* _Stored data_
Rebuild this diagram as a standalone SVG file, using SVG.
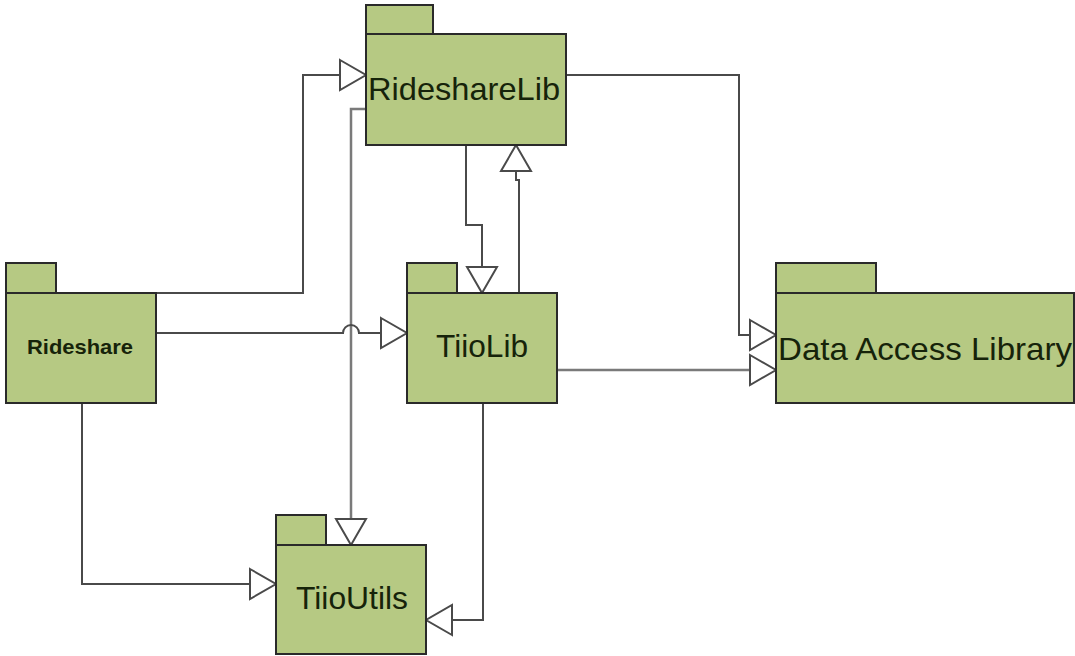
<svg xmlns="http://www.w3.org/2000/svg" width="1075" height="656" viewBox="0 0 1075 656">
<style>
.pk{fill:#b6c983;stroke:#2a2a2a;stroke-width:2}
.lb{font-family:"Liberation Sans",Arial,sans-serif;font-size:32px;fill:#16230a}
.lbb{font-family:"Liberation Sans",Arial,sans-serif;font-size:21px;font-weight:bold;fill:#16230a}
.cn{fill:none;stroke:#4a4a4a;stroke-width:2}
.cg{fill:none;stroke:#7a7a7a;stroke-width:2.5}
</style>
<defs>
<marker id="tri" markerUnits="userSpaceOnUse" markerWidth="30" markerHeight="34" refX="27" refY="16" orient="auto" viewBox="-1 -1 30 34">
<path d="M1,1 L27,16 L1,31 Z" fill="#fff" stroke="#4a4a4a" stroke-width="2"/>
</marker>
</defs>
<rect width="1075" height="656" fill="#fff"/>
<g id="connectors">
<path class="cn" d="M156,293 H303 V75 H366" marker-end="url(#tri)"/>
<path class="cg" d="M366,109 H351 V545" marker-end="url(#tri)"/>
<path class="cn" d="M156,333 H343 A8,8 0 0 1 359,333 H407" marker-end="url(#tri)"/>
<path class="cn" d="M82,403 V584 H276" marker-end="url(#tri)"/>
<path class="cn" d="M483,403 V620 H426" marker-end="url(#tri)"/>
<path class="cn" d="M466,145 V225 H482 V293" marker-end="url(#tri)"/>
<path class="cn" d="M519,293 V180 H516 V145" marker-end="url(#tri)"/>
<path class="cn" d="M566,75 H739 V335 H776" marker-end="url(#tri)"/>
<path class="cg" d="M557,370 H776" marker-end="url(#tri)"/>
</g>
<g id="ridesharelib">
<rect class="pk" x="366" y="5" width="67" height="29"/>
<rect class="pk" x="366" y="34" width="200" height="111"/>
<text class="lb" x="368" y="100" textLength="192" lengthAdjust="spacingAndGlyphs">RideshareLib</text>
</g>
<g id="rideshare">
<rect class="pk" x="6" y="263" width="50" height="30"/>
<rect class="pk" x="6" y="293" width="150" height="110"/>
<text class="lbb" x="27" y="354" textLength="106" lengthAdjust="spacingAndGlyphs">Rideshare</text>
</g>
<g id="tiiolib">
<rect class="pk" x="407" y="263" width="50" height="30"/>
<rect class="pk" x="407" y="293" width="150" height="110"/>
<text class="lb" x="436" y="357" textLength="92" lengthAdjust="spacingAndGlyphs">TiioLib</text>
</g>
<g id="dataaccesslibrary">
<rect class="pk" x="776" y="263" width="100" height="30"/>
<rect class="pk" x="776" y="293" width="298" height="110"/>
<text class="lb" x="778" y="360" textLength="294" lengthAdjust="spacingAndGlyphs">Data Access Library</text>
</g>
<g id="tiioutils">
<rect class="pk" x="276" y="515" width="50" height="30"/>
<rect class="pk" x="276" y="545" width="150" height="109"/>
<text class="lb" x="296" y="609" textLength="112" lengthAdjust="spacingAndGlyphs">TiioUtils</text>
</g>
</svg>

* _Task prompt_
Write out the material above again, word for word, minus its pictures.

* _The response_
Rebuild this diagram as a standalone SVG file, using SVG.
<svg xmlns="http://www.w3.org/2000/svg" width="1075" height="656" viewBox="0 0 1075 656">
<style>
.pk{fill:#b6c983;stroke:#2a2a2a;stroke-width:2}
.lb{font-family:"Liberation Sans",Arial,sans-serif;font-size:32px;fill:#16230a}
.lbb{font-family:"Liberation Sans",Arial,sans-serif;font-size:21px;font-weight:bold;fill:#16230a}
.cn{fill:none;stroke:#4a4a4a;stroke-width:2}
.cg{fill:none;stroke:#7a7a7a;stroke-width:2.5}
</style>
<defs>
<marker id="tri" markerUnits="userSpaceOnUse" markerWidth="30" markerHeight="34" refX="27" refY="16" orient="auto" viewBox="-1 -1 30 34">
<path d="M1,1 L27,16 L1,31 Z" fill="#fff" stroke="#4a4a4a" stroke-width="2"/>
</marker>
</defs>
<rect width="1075" height="656" fill="#fff"/>
<g id="connectors">
<path class="cn" d="M156,293 H303 V75 H366" marker-end="url(#tri)"/>
<path class="cg" d="M366,109 H351 V545" marker-end="url(#tri)"/>
<path class="cn" d="M156,333 H343 A8,8 0 0 1 359,333 H407" marker-end="url(#tri)"/>
<path class="cn" d="M82,403 V584 H276" marker-end="url(#tri)"/>
<path class="cn" d="M483,403 V620 H426" marker-end="url(#tri)"/>
<path class="cn" d="M466,145 V225 H482 V293" marker-end="url(#tri)"/>
<path class="cn" d="M519,293 V180 H516 V145" marker-end="url(#tri)"/>
<path class="cn" d="M566,75 H739 V335 H776" marker-end="url(#tri)"/>
<path class="cg" d="M557,370 H776" marker-end="url(#tri)"/>
</g>
<g id="ridesharelib">
<rect class="pk" x="366" y="5" width="67" height="29"/>
<rect class="pk" x="366" y="34" width="200" height="111"/>
<text class="lb" x="368" y="100" textLength="192" lengthAdjust="spacingAndGlyphs">RideshareLib</text>
</g>
<g id="rideshare">
<rect class="pk" x="6" y="263" width="50" height="30"/>
<rect class="pk" x="6" y="293" width="150" height="110"/>
<text class="lbb" x="27" y="354" textLength="106" lengthAdjust="spacingAndGlyphs">Rideshare</text>
</g>
<g id="tiiolib">
<rect class="pk" x="407" y="263" width="50" height="30"/>
<rect class="pk" x="407" y="293" width="150" height="110"/>
<text class="lb" x="436" y="357" textLength="92" lengthAdjust="spacingAndGlyphs">TiioLib</text>
</g>
<g id="dataaccesslibrary">
<rect class="pk" x="776" y="263" width="100" height="30"/>
<rect class="pk" x="776" y="293" width="298" height="110"/>
<text class="lb" x="778" y="360" textLength="294" lengthAdjust="spacingAndGlyphs">Data Access Library</text>
</g>
<g id="tiioutils">
<rect class="pk" x="276" y="515" width="50" height="30"/>
<rect class="pk" x="276" y="545" width="150" height="109"/>
<text class="lb" x="296" y="609" textLength="112" lengthAdjust="spacingAndGlyphs">TiioUtils</text>
</g>
</svg>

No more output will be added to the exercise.